Christmas Time is a time of year that often brings financial stress and unwanted family challenges.
With the cost of living increasing and recent interest rate rises, financial stress is growing and a leading cause of stress in Australians. During the festive season we can feel under increasing pressure to spend, rely more on credit, and tend to put off thinking about the consequences.
Also, for many this time of year can bring about less pleasant emotions such as anger, low mood or loneliness, and family challenges and conflicts often arise. Tensions are frequently heightened and bringing family together can open old wounds. Alcohol also contributes creating uninhibited behaviour.
5 Tips to Enjoy Christmas Without Financial Stress:
- Prepare a budget –start with the amount you have available, after all of your usual costs. Decide what youneed to spend money on, and what you don’t.
- Create a spending plan– that covers entertainment, gifts, travel, decorations, telephone costs – and align that to your budget. Once you have your spending plan stick with it!
- Avoid temptation –don’t shop when you are hungry, tired or feeling emotionally vulnerable as these are all times when you are likely to overspend. If you are considering buying something that is not on your spending plan, ask yourself whether you really need it and whether you can really afford it?
- Pay for as many of your purchases with cash rather than credit– if you use credit, pay it off as quickly as you can. This is not the time of year to increase your credit limit or apply for new cards.
- Great gifts don’t need to be high cost– offer your services for babysitting, prepare a meal for someone, hand make a gift, frame a photograph. Use your creativity to save your bank balance and you’ll be surprised at how people respond to a gift that has taken personal energy rather than personal investment.
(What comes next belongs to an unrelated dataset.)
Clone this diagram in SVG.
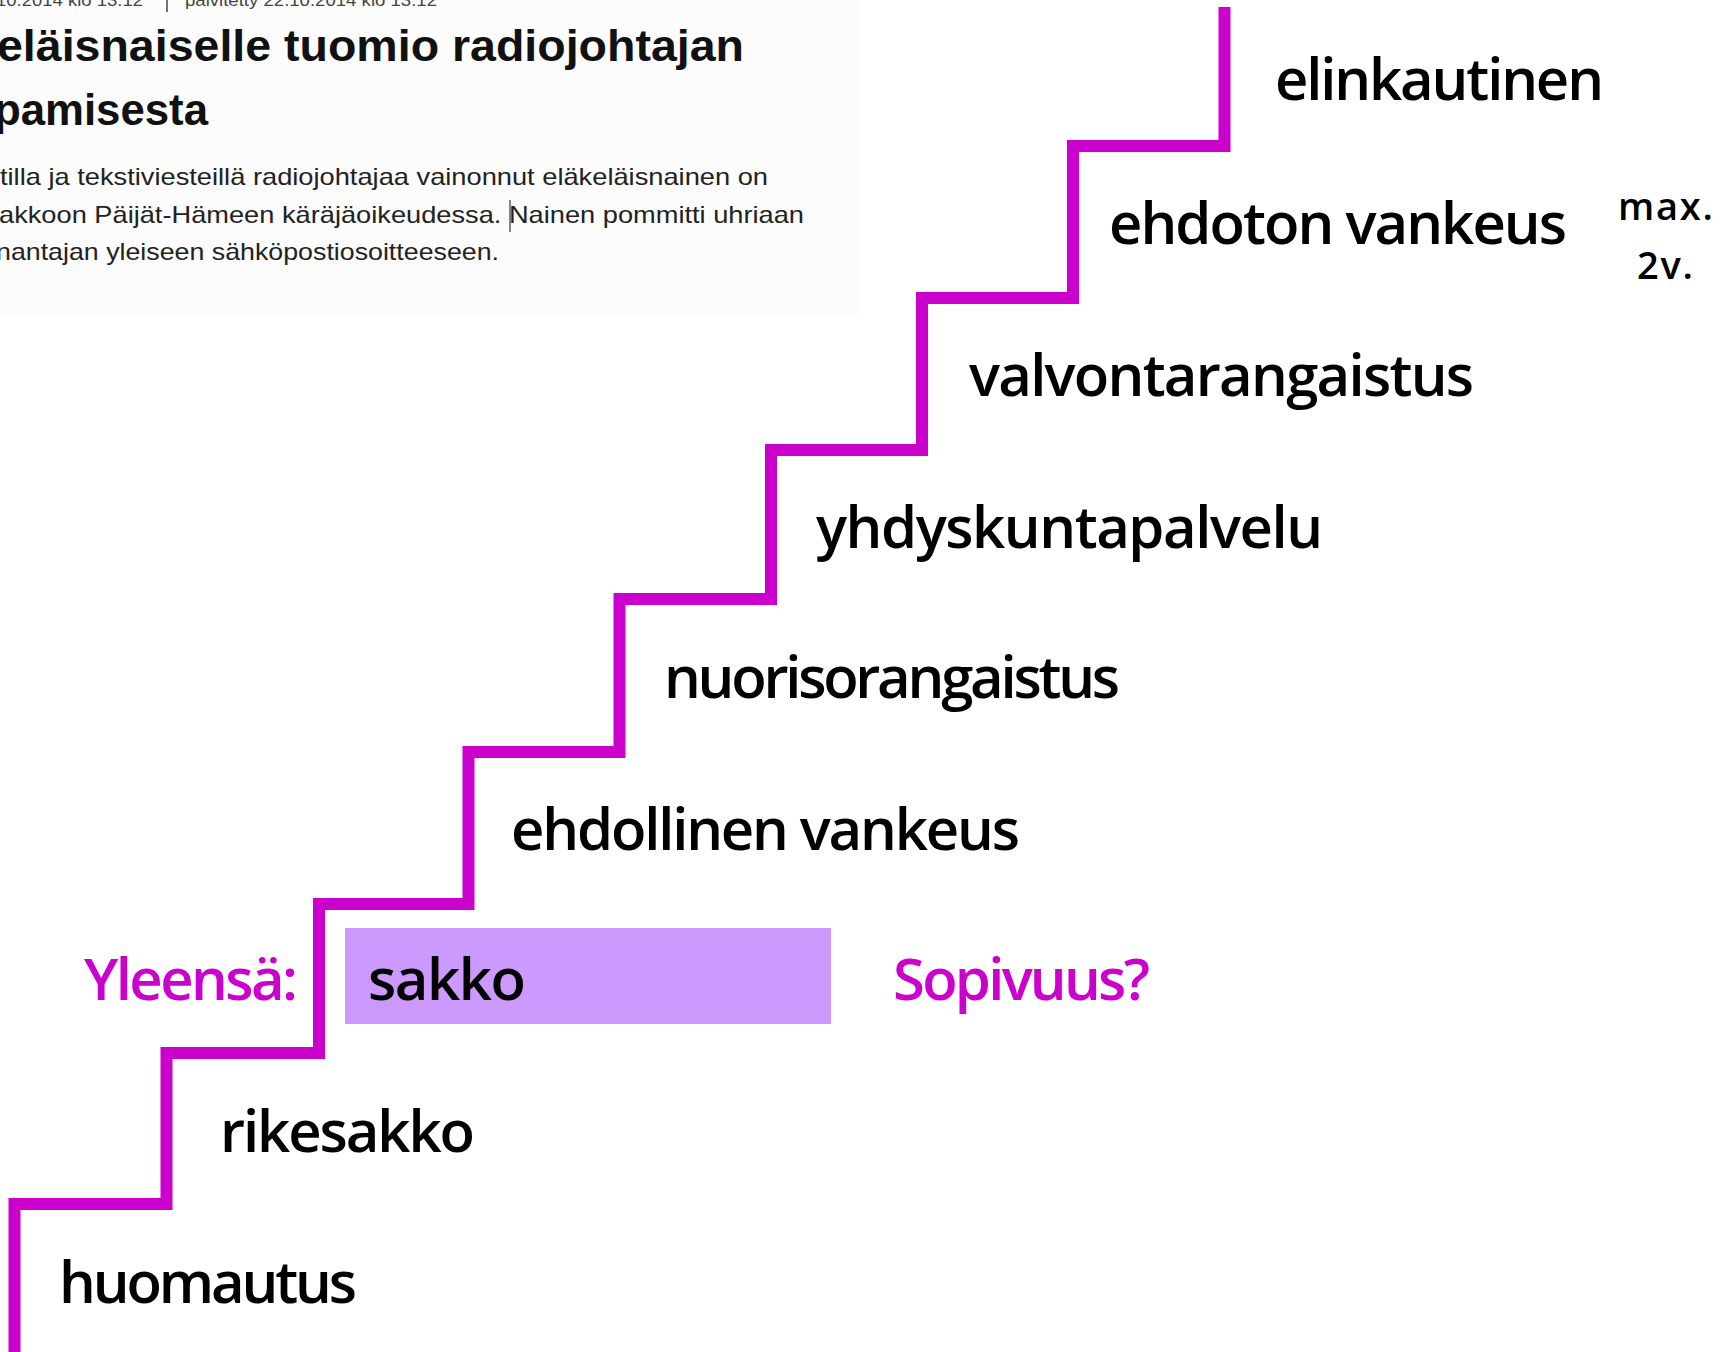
<svg xmlns="http://www.w3.org/2000/svg" width="1729" height="1352" viewBox="0 0 1729 1352">
<style>
.clip-meta{font-family:"Liberation Sans",Arial,sans-serif;font-size:17px;fill:#444}
.clip-title{font-family:"Liberation Sans",Arial,sans-serif;font-size:45px;font-weight:bold;fill:#111}
.clip-body{font-family:"Liberation Sans",Arial,sans-serif;font-size:24px;fill:#222}
.lbl{font-family:"Open Sans","Noto Sans",sans-serif;font-size:58px;font-weight:600;fill:#000}
.mag{fill:#CC00CC}
.small{font-family:"Open Sans","Noto Sans",sans-serif;font-size:38px;font-weight:600;fill:#000}
.stair{fill:none;stroke:#CC00CC;stroke-width:12;stroke-linejoin:miter;stroke-linecap:butt}
</style>
<rect width="1729" height="1352" fill="#FFFFFF"/>
<g id="clipping">
<rect x="0" y="0" width="858" height="316" fill="#FCFCFC"/>
<text class="clip-meta" x="-4" y="6" textLength="147" lengthAdjust="spacingAndGlyphs">10.2014 klo 13.12</text>
<line x1="167" y1="0" x2="167" y2="12" stroke="#444" stroke-width="1.5"/>
<text class="clip-meta" x="185" y="6" textLength="252" lengthAdjust="spacingAndGlyphs">päivitetty 22.10.2014 klo 13.12</text>
<text class="clip-title" x="-3" y="61" textLength="747" lengthAdjust="spacingAndGlyphs">eläisnaiselle tuomio radiojohtajan</text>
<text class="clip-title" x="-6" y="125" textLength="214" lengthAdjust="spacingAndGlyphs">pamisesta</text>
<text class="clip-body" x="0" y="185" textLength="768" lengthAdjust="spacingAndGlyphs">tilla ja tekstiviesteillä radiojohtajaa vainonnut eläkeläisnainen on</text>
<text class="clip-body" x="-1" y="223" textLength="805" lengthAdjust="spacingAndGlyphs">akkoon Päijät-Hämeen käräjäoikeudessa. Nainen pommitti uhriaan</text>
<text class="clip-body" x="-4" y="260" textLength="503" lengthAdjust="spacingAndGlyphs">nantajan yleiseen sähköpostiosoitteeseen.</text>
<line x1="510" y1="200" x2="510" y2="232" stroke="#333" stroke-width="1.2"/>
</g>
<g id="connectors">
<path class="stair" d="M14.5 1352 V1204 H166.5 V1053 H319 V904 H468.5 V752 H619.5 V599 H771 V450 H922 V298 H1073 V146 H1224.5 V7"/>
</g>
<g id="node-sakko-box">
<rect x="345" y="928" width="486" height="96" fill="#CC99FF"/>
<text class="lbl" x="368" y="1000" textLength="158">sakko</text>
</g>
<g id="node-huomautus"><text class="lbl" x="59" y="1303" textLength="298">huomautus</text></g>
<g id="node-rikesakko"><text class="lbl" x="220" y="1152" textLength="255">rikesakko</text></g>
<g id="node-yleensa"><text class="lbl mag" x="84" y="1000" textLength="214">Yleensä:</text></g>
<g id="node-sopivuus"><text class="lbl mag" x="893" y="1000" textLength="257">Sopivuus?</text></g>
<g id="node-ehdollinen"><text class="lbl" x="511" y="850" textLength="509">ehdollinen vankeus</text></g>
<g id="node-nuoriso"><text class="lbl" x="664" y="698" textLength="456">nuorisorangaistus</text></g>
<g id="node-yhdyskunta"><text class="lbl" x="816" y="548" textLength="507">yhdyskuntapalvelu</text></g>
<g id="node-valvonta"><text class="lbl" x="969" y="396" textLength="505">valvontarangaistus</text></g>
<g id="node-ehdoton"><text class="lbl" x="1109" y="244" textLength="458">ehdoton vankeus</text></g>
<g id="node-max"><text class="small" x="1618" y="220" textLength="95">max.</text><text class="small" x="1637" y="279" textLength="56">2v.</text></g>
<g id="node-elinkautinen"><text class="lbl" x="1275" y="100" textLength="329">elinkautinen</text></g>
</svg>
Remember that not only are the best things in life free, the best things in life are generally not things.
6 Things to Remind Yourself for a Harmonious Christmas:
- Don’t try and resolve long standing tensions on Christmas Day – it’s a time to be jolly. Try leave the past where it is, and enjoy the day itself. Avoid anyone who may provoke you.
- Include everyone in conversation– some may be mentally struggling on the inside and won’t mention anything to you. Some people feel if they don’t have any ‘big news’ or something exciting to talk about, they feel on edge or down.
- Share memories– reminiscing about the littlest things can be a great way to lighten the mood and give everyone a laugh or a smile, even if it’s for a moment.
- Have bon bons on the table – Christmas crackers or bon bons are a great ice breaker – with their bad hats, silly toys and corny jokes. They get everyone laughing, even at how bad the jokes are.
- Take a moment to have some quiet time – having a quiet space for people to go is a good idea for all ages, but especially if you have little kids or if you find the day overwhelming.
- Reduce the pressure – it’s ok to not go to every Christmas celebration, or run yourself in the ground to; be at every event; help with setting up or the food; try be the one who keeps the peace – it’s ok to take it slow and not do it all! Increased pressure means you won’t be yourself; you’ll be on edge or stressed and feel exhausted and anxious about the whole process.
Give these tips a go to help yourself have a calmer, less stressful and anxiety free Christmas time.